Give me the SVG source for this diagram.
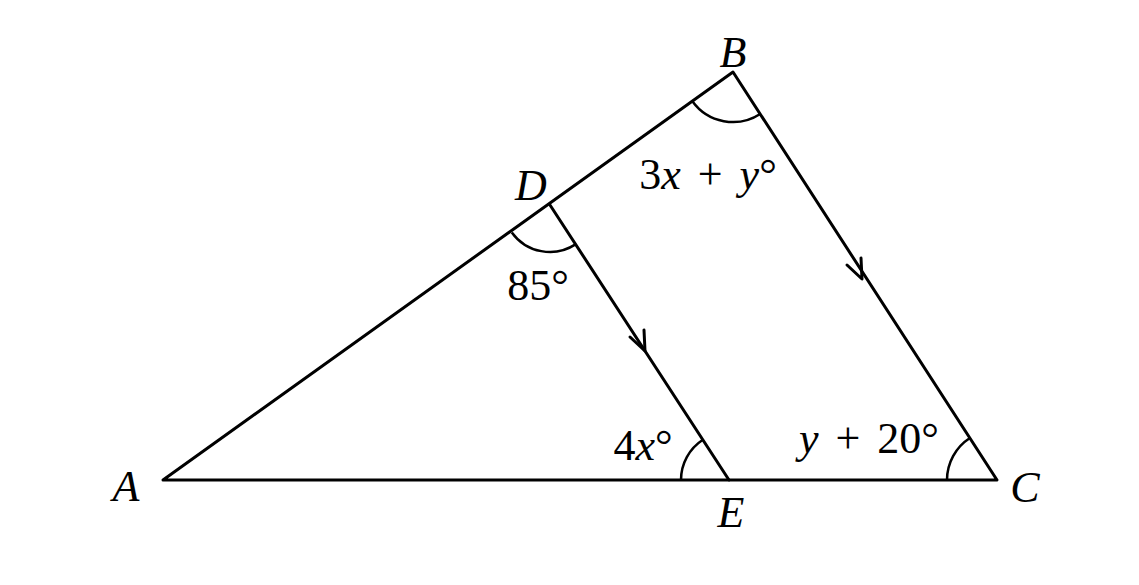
<svg xmlns="http://www.w3.org/2000/svg" width="1139" height="585" viewBox="0 0 1139 585">
<style>
.ln{stroke:#000;stroke-width:3;fill:none;stroke-linecap:round;stroke-linejoin:round}
.arc{stroke:#000;stroke-width:2.5;fill:none}
text{font-family:"Liberation Serif","DejaVu Serif",serif;font-size:44px;fill:#000}
.v{font-style:italic}
.eq{word-spacing:6px}
</style>
<rect width="1139" height="585" fill="#fff"/>
<g id="connectors">
<path class="ln" d="M163,480 L733,72 L997,480 Z"/>
<path class="ln" d="M550,205 L729,480"/>
<path class="ln" d="M630,337 L645,351 L644,330"/>
<path class="ln" d="M847,265 L862,279 L861,258"/>
</g>
<g id="angles">
<path class="arc" d="M692.4,101.2 A50,50 0 0 0 760.2,114"/>
<path class="arc" d="M511.8,232.4 A47,47 0 0 0 575.5,244.4"/>
<path class="arc" d="M681,480 A48,48 0 0 1 702.9,439.7"/>
<path class="arc" d="M947,480 A50,50 0 0 1 969.9,438"/>
</g>
<g id="node-A"><text class="v" x="126" y="501" text-anchor="middle">A</text></g>
<g id="node-B"><text class="v" x="733" y="67" text-anchor="middle">B</text></g>
<g id="node-C"><text class="v" x="1025" y="502" text-anchor="middle">C</text></g>
<g id="node-D"><text class="v" x="531" y="200" text-anchor="middle">D</text></g>
<g id="node-E"><text class="v" x="731" y="527" text-anchor="middle">E</text></g>
<g id="labels">
<text class="eq" x="708" y="189" text-anchor="middle">3<tspan class="v">x</tspan> + <tspan class="v">y</tspan>°</text>
<text x="538" y="300" text-anchor="middle">85°</text>
<text x="643" y="460" text-anchor="middle">4<tspan class="v">x</tspan>°</text>
<text class="eq" x="869" y="453" text-anchor="middle"><tspan class="v">y</tspan> + 20°</text>
</g>
</svg>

__________________________________________________

* [EXERCISE DESCRIPTION]: In the copy, include no pictures; restate the listing above exactly.

* [TASK OUTPUT]:
Give me the SVG source for this diagram.
<svg xmlns="http://www.w3.org/2000/svg" width="1139" height="585" viewBox="0 0 1139 585">
<style>
.ln{stroke:#000;stroke-width:3;fill:none;stroke-linecap:round;stroke-linejoin:round}
.arc{stroke:#000;stroke-width:2.5;fill:none}
text{font-family:"Liberation Serif","DejaVu Serif",serif;font-size:44px;fill:#000}
.v{font-style:italic}
.eq{word-spacing:6px}
</style>
<rect width="1139" height="585" fill="#fff"/>
<g id="connectors">
<path class="ln" d="M163,480 L733,72 L997,480 Z"/>
<path class="ln" d="M550,205 L729,480"/>
<path class="ln" d="M630,337 L645,351 L644,330"/>
<path class="ln" d="M847,265 L862,279 L861,258"/>
</g>
<g id="angles">
<path class="arc" d="M692.4,101.2 A50,50 0 0 0 760.2,114"/>
<path class="arc" d="M511.8,232.4 A47,47 0 0 0 575.5,244.4"/>
<path class="arc" d="M681,480 A48,48 0 0 1 702.9,439.7"/>
<path class="arc" d="M947,480 A50,50 0 0 1 969.9,438"/>
</g>
<g id="node-A"><text class="v" x="126" y="501" text-anchor="middle">A</text></g>
<g id="node-B"><text class="v" x="733" y="67" text-anchor="middle">B</text></g>
<g id="node-C"><text class="v" x="1025" y="502" text-anchor="middle">C</text></g>
<g id="node-D"><text class="v" x="531" y="200" text-anchor="middle">D</text></g>
<g id="node-E"><text class="v" x="731" y="527" text-anchor="middle">E</text></g>
<g id="labels">
<text class="eq" x="708" y="189" text-anchor="middle">3<tspan class="v">x</tspan> + <tspan class="v">y</tspan>°</text>
<text x="538" y="300" text-anchor="middle">85°</text>
<text x="643" y="460" text-anchor="middle">4<tspan class="v">x</tspan>°</text>
<text class="eq" x="869" y="453" text-anchor="middle"><tspan class="v">y</tspan> + 20°</text>
</g>
</svg>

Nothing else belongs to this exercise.